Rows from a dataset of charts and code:
◆ ◆ ◆ ◆ ◆
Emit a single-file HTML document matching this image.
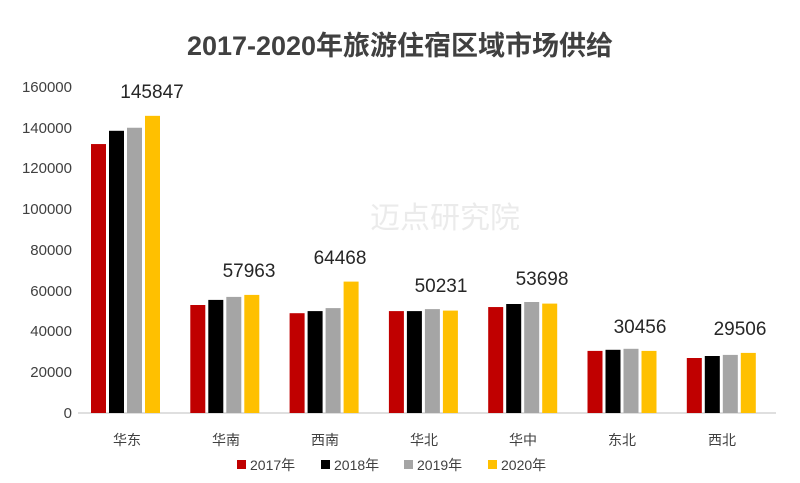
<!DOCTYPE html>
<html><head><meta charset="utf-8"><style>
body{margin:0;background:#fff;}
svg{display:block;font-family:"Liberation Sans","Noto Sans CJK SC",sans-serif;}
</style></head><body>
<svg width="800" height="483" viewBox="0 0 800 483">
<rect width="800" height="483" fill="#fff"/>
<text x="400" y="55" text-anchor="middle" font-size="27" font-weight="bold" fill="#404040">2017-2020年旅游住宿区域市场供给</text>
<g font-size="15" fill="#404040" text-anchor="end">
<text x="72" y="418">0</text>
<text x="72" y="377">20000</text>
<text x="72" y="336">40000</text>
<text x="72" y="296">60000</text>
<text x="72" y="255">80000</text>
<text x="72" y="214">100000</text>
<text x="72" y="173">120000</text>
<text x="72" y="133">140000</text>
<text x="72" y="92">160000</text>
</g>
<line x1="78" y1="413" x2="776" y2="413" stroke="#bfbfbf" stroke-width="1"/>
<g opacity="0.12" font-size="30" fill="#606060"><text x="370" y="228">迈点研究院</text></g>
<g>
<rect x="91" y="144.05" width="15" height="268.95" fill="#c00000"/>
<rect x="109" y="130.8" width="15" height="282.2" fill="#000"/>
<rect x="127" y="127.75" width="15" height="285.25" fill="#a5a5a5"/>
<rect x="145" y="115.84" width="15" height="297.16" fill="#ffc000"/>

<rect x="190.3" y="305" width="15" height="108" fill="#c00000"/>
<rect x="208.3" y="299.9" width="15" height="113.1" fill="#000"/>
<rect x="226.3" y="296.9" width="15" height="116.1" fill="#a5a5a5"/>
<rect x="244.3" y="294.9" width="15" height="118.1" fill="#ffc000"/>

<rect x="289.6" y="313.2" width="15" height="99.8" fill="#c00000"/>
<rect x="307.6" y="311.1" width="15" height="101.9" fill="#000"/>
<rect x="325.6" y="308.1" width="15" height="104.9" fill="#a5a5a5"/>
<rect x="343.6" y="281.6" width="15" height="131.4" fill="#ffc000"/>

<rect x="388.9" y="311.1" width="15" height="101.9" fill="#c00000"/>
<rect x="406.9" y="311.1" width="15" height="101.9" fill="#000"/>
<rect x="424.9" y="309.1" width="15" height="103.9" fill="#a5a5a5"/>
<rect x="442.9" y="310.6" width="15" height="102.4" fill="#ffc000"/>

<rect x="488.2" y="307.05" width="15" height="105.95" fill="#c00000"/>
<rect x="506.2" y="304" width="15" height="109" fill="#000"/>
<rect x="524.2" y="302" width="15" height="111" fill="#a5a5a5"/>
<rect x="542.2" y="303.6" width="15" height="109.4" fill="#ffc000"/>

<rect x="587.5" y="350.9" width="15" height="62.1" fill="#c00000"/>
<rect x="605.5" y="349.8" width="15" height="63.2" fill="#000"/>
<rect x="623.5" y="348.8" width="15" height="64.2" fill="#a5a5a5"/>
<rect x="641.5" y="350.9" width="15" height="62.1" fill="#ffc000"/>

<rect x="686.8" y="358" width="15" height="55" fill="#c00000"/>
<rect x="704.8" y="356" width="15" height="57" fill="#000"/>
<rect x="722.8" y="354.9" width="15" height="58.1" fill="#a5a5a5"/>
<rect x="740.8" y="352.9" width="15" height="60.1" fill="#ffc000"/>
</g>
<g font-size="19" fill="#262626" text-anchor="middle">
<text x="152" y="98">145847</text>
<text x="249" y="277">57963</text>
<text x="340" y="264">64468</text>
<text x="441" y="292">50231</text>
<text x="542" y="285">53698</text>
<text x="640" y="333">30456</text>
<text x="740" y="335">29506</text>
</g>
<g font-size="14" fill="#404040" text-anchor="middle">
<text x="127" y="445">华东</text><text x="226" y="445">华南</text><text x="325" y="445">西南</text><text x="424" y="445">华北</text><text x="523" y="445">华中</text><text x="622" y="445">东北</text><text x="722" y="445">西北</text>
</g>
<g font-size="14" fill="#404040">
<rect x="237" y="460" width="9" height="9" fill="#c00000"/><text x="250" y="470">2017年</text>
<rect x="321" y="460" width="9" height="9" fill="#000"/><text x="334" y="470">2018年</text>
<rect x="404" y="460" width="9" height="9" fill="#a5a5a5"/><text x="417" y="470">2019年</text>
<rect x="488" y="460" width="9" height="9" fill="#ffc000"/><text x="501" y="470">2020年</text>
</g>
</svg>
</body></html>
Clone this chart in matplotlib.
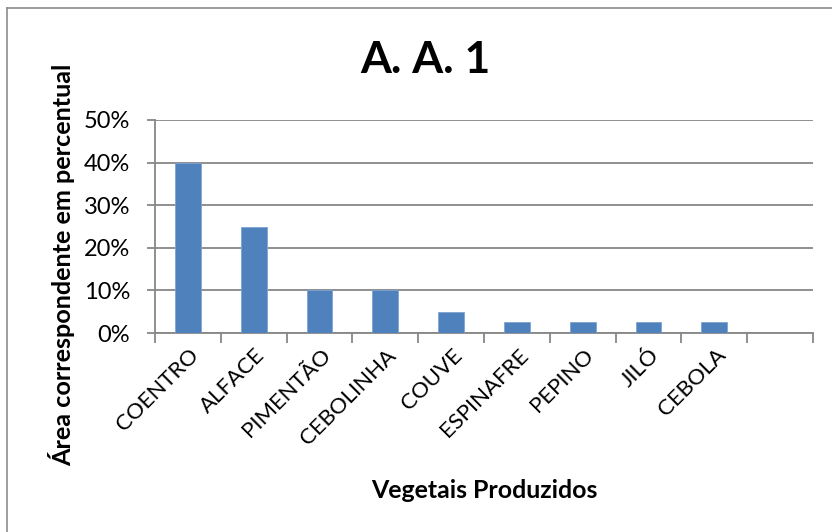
◆ ◆ ◆ ◆ ◆
▸ **Exercise directions**
Without including any pictures, reproduce the listing exactly.

▸ **Answer for the task**
Emit a single-file HTML document matching this image.
<!DOCTYPE html>
<html><head><meta charset="utf-8"><style>
body{margin:0;background:#fff;}
svg{display:block;font-family:"Liberation Sans","Noto Sans CJK SC",sans-serif;}
</style></head><body>
<svg width="800" height="483" viewBox="0 0 800 483">
<rect width="800" height="483" fill="#fff"/>
<text x="400" y="55" text-anchor="middle" font-size="27" font-weight="bold" fill="#404040">2017-2020年旅游住宿区域市场供给</text>
<g font-size="15" fill="#404040" text-anchor="end">
<text x="72" y="418">0</text>
<text x="72" y="377">20000</text>
<text x="72" y="336">40000</text>
<text x="72" y="296">60000</text>
<text x="72" y="255">80000</text>
<text x="72" y="214">100000</text>
<text x="72" y="173">120000</text>
<text x="72" y="133">140000</text>
<text x="72" y="92">160000</text>
</g>
<line x1="78" y1="413" x2="776" y2="413" stroke="#bfbfbf" stroke-width="1"/>
<g opacity="0.12" font-size="30" fill="#606060"><text x="370" y="228">迈点研究院</text></g>
<g>
<rect x="91" y="144.05" width="15" height="268.95" fill="#c00000"/>
<rect x="109" y="130.8" width="15" height="282.2" fill="#000"/>
<rect x="127" y="127.75" width="15" height="285.25" fill="#a5a5a5"/>
<rect x="145" y="115.84" width="15" height="297.16" fill="#ffc000"/>

<rect x="190.3" y="305" width="15" height="108" fill="#c00000"/>
<rect x="208.3" y="299.9" width="15" height="113.1" fill="#000"/>
<rect x="226.3" y="296.9" width="15" height="116.1" fill="#a5a5a5"/>
<rect x="244.3" y="294.9" width="15" height="118.1" fill="#ffc000"/>

<rect x="289.6" y="313.2" width="15" height="99.8" fill="#c00000"/>
<rect x="307.6" y="311.1" width="15" height="101.9" fill="#000"/>
<rect x="325.6" y="308.1" width="15" height="104.9" fill="#a5a5a5"/>
<rect x="343.6" y="281.6" width="15" height="131.4" fill="#ffc000"/>

<rect x="388.9" y="311.1" width="15" height="101.9" fill="#c00000"/>
<rect x="406.9" y="311.1" width="15" height="101.9" fill="#000"/>
<rect x="424.9" y="309.1" width="15" height="103.9" fill="#a5a5a5"/>
<rect x="442.9" y="310.6" width="15" height="102.4" fill="#ffc000"/>

<rect x="488.2" y="307.05" width="15" height="105.95" fill="#c00000"/>
<rect x="506.2" y="304" width="15" height="109" fill="#000"/>
<rect x="524.2" y="302" width="15" height="111" fill="#a5a5a5"/>
<rect x="542.2" y="303.6" width="15" height="109.4" fill="#ffc000"/>

<rect x="587.5" y="350.9" width="15" height="62.1" fill="#c00000"/>
<rect x="605.5" y="349.8" width="15" height="63.2" fill="#000"/>
<rect x="623.5" y="348.8" width="15" height="64.2" fill="#a5a5a5"/>
<rect x="641.5" y="350.9" width="15" height="62.1" fill="#ffc000"/>

<rect x="686.8" y="358" width="15" height="55" fill="#c00000"/>
<rect x="704.8" y="356" width="15" height="57" fill="#000"/>
<rect x="722.8" y="354.9" width="15" height="58.1" fill="#a5a5a5"/>
<rect x="740.8" y="352.9" width="15" height="60.1" fill="#ffc000"/>
</g>
<g font-size="19" fill="#262626" text-anchor="middle">
<text x="152" y="98">145847</text>
<text x="249" y="277">57963</text>
<text x="340" y="264">64468</text>
<text x="441" y="292">50231</text>
<text x="542" y="285">53698</text>
<text x="640" y="333">30456</text>
<text x="740" y="335">29506</text>
</g>
<g font-size="14" fill="#404040" text-anchor="middle">
<text x="127" y="445">华东</text><text x="226" y="445">华南</text><text x="325" y="445">西南</text><text x="424" y="445">华北</text><text x="523" y="445">华中</text><text x="622" y="445">东北</text><text x="722" y="445">西北</text>
</g>
<g font-size="14" fill="#404040">
<rect x="237" y="460" width="9" height="9" fill="#c00000"/><text x="250" y="470">2017年</text>
<rect x="321" y="460" width="9" height="9" fill="#000"/><text x="334" y="470">2018年</text>
<rect x="404" y="460" width="9" height="9" fill="#a5a5a5"/><text x="417" y="470">2019年</text>
<rect x="488" y="460" width="9" height="9" fill="#ffc000"/><text x="501" y="470">2020年</text>
</g>
</svg>
</body></html>
Clone this chart in matplotlib.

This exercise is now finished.